March has arrived, and with each succeeding month fishing will continue to improve over the winter doldrums.
Typically, March is an erratic month for fishing, with the old adage usually applying that March comes in as gentle as a lamb and leaves with the roar of a lion.
This year, water temperatures are lower than normal for the first part of the month and, with a cold front scheduled to arrive this week, don’t look for much of a warming effect for several days afterward.
March can be a good month for fishing or not so good, and all is dependent on the number of cold fronts that continue to cross the coastline and the accompanying wind velocities.
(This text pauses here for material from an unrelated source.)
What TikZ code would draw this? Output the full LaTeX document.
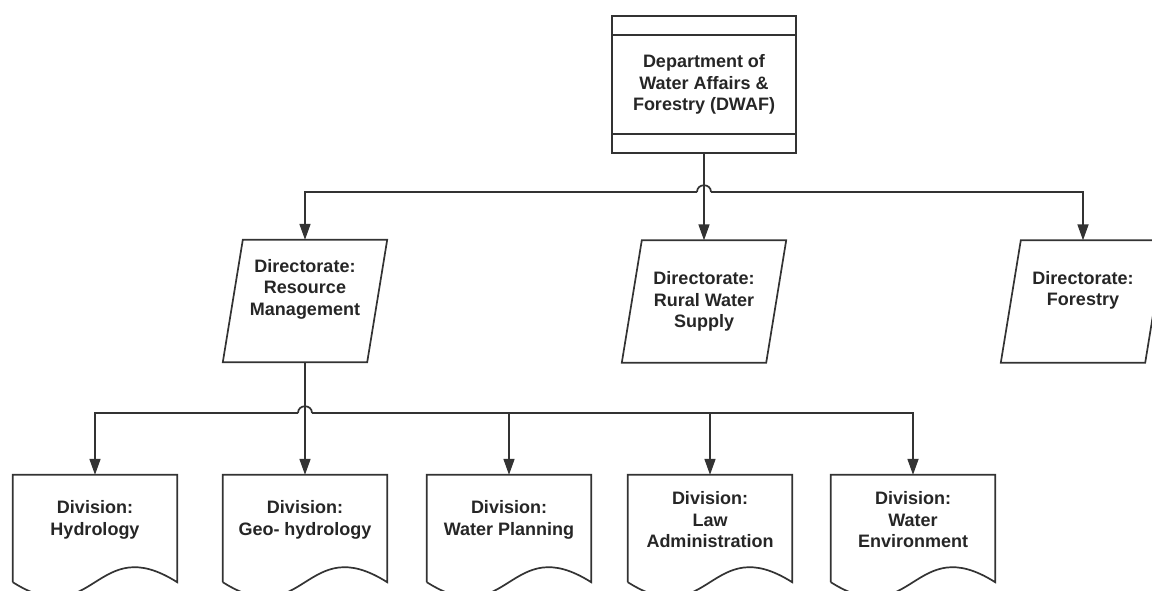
\documentclass[tikz,border=0pt]{standalone}
\usepackage{fontspec}
\setmainfont{Liberation Sans}
\usetikzlibrary{arrows.meta,calc}

\tikzset{
  conn/.style={draw=black!80, line width=1.7pt},
  arr/.style={conn, -{Triangle[length=16pt,width=11pt]}},
  txt/.style={font=\fontsize{18}{21.5}\selectfont\bfseries, text=black!85, align=center},
  topbox/.style={draw=black!80, line width=1.7pt, minimum width=184pt, minimum height=137pt, inner sep=0pt, txt},
  dirbox/.style={minimum width=144pt, minimum height=122pt, inner sep=0pt, txt},
  divbox/.style={minimum width=164pt, minimum height=90pt, inner sep=0pt, txt},
}

\begin{document}
\begin{tikzpicture}[x=1pt,y=-1pt]
  \useasboundingbox (0,0) rectangle (1152,590);
  \fill[white] (0,0) rectangle (1152,590);
  \clip (0,0) rectangle (1152,590);

  % department
  \node[topbox] (dwaf) at (704,84.5) {Department of\\Water Affairs \&\\Forestry (DWAF)};
  \draw[conn] ([yshift=-20pt]dwaf.north west) -- ([yshift=-20pt]dwaf.north east);
  \draw[conn] ([yshift=20pt]dwaf.south west) -- ([yshift=20pt]dwaf.south east);

  % directorates
  \node[dirbox, label={[txt,yshift=12pt]center:{Directorate:\\Resource\\Management}}] (rm) at (305,301) {};
  \node[dirbox] (rws) at (704,301.5) {Directorate:\\Rural Water\\Supply};
  \node[dirbox, label={[txt,yshift=11pt]center:{Directorate:\\Forestry}}] (fo) at (1083,301.5) {};
  \foreach \d in {rm,rws,fo}
    \draw[conn] ([xshift=-10pt]\d.south west) -- ([xshift=10pt]\d.north west)
      -- ([xshift=10pt]\d.north east) -- ([xshift=-10pt]\d.south east) -- cycle;

  % divisions
  \node[divbox] (hyd) at (95,520) {Division:\\Hydrology};
  \node[divbox] (geo) at (305,520) {Division:\\Geo- hydrology};
  \node[divbox] (wp) at (509,520) {Division:\\Water Planning};
  \node[divbox] (law) at (710,520) {Division:\\Law\\Administration};
  \node[divbox] (env) at (913,520) {Division:\\Water\\Environment};
  \foreach \d in {hyd,geo,wp,law,env}
    \draw[conn] ([yshift=-17pt]\d.south west) -- (\d.north west) -- (\d.north east)
      -- ([yshift=-17pt]\d.south east) .. controls +(-82,-52) and +(82,52) .. ([yshift=-17pt]\d.south west);

  % connectors
  \coordinate (hopL1) at (697,192);
  \coordinate (hopR1) at (711,192);
  \draw[arr] (dwaf.south) -- (rws.north);
  \draw[conn] (hopL1) .. controls +(0,-9) and +(0,-9) .. (hopR1);
  \draw[arr] (hopL1) -| (rm.north);
  \draw[arr] (hopR1) -| (fo.north);

  \coordinate (hopL2) at (298,413);
  \coordinate (hopR2) at (312,413);
  \draw[arr] (rm.south) -- (geo.north);
  \draw[conn] (hopL2) .. controls +(0,-9) and +(0,-9) .. (hopR2);
  \draw[arr] (hopL2) -| (hyd.north);
  \foreach \to in {wp,law,env}
    \draw[arr] (hopR2) -| (\to.north);
\end{tikzpicture}
\end{document}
While March is known for its winds all across the country, in our area it ranks third as the windiest month of the year.
While fishing reports were sparse during February, that will change this month as warm sunny days drive anglers to the coast to wet a line.
The spring break crowds do an excellent job of testing the waters and giving an indication of what is out there and what is biting.
Speaking of spring break, many of you are planning to take out the boat while the kids are out of school, and for a good number it will be the first time the boat has been in the water this year.
To avoid unpleasant surprises, check out your rig now.
Charge up the battery if need be, crank up the engine and test out all of the electronics.
If you do not have a freshwater hose connection for your engine, get one as they are good investments that allow you to run the engine on the trailer and at the same time flush out much of the salt in the cooling system.
Don’t overlook your trailer as rust and corrosion will build during the off season.
One of the first victims is the lights.
If you discover problems, it’s best encountering them at home rather than at the boat ramp, or worse, in the middle of the bay.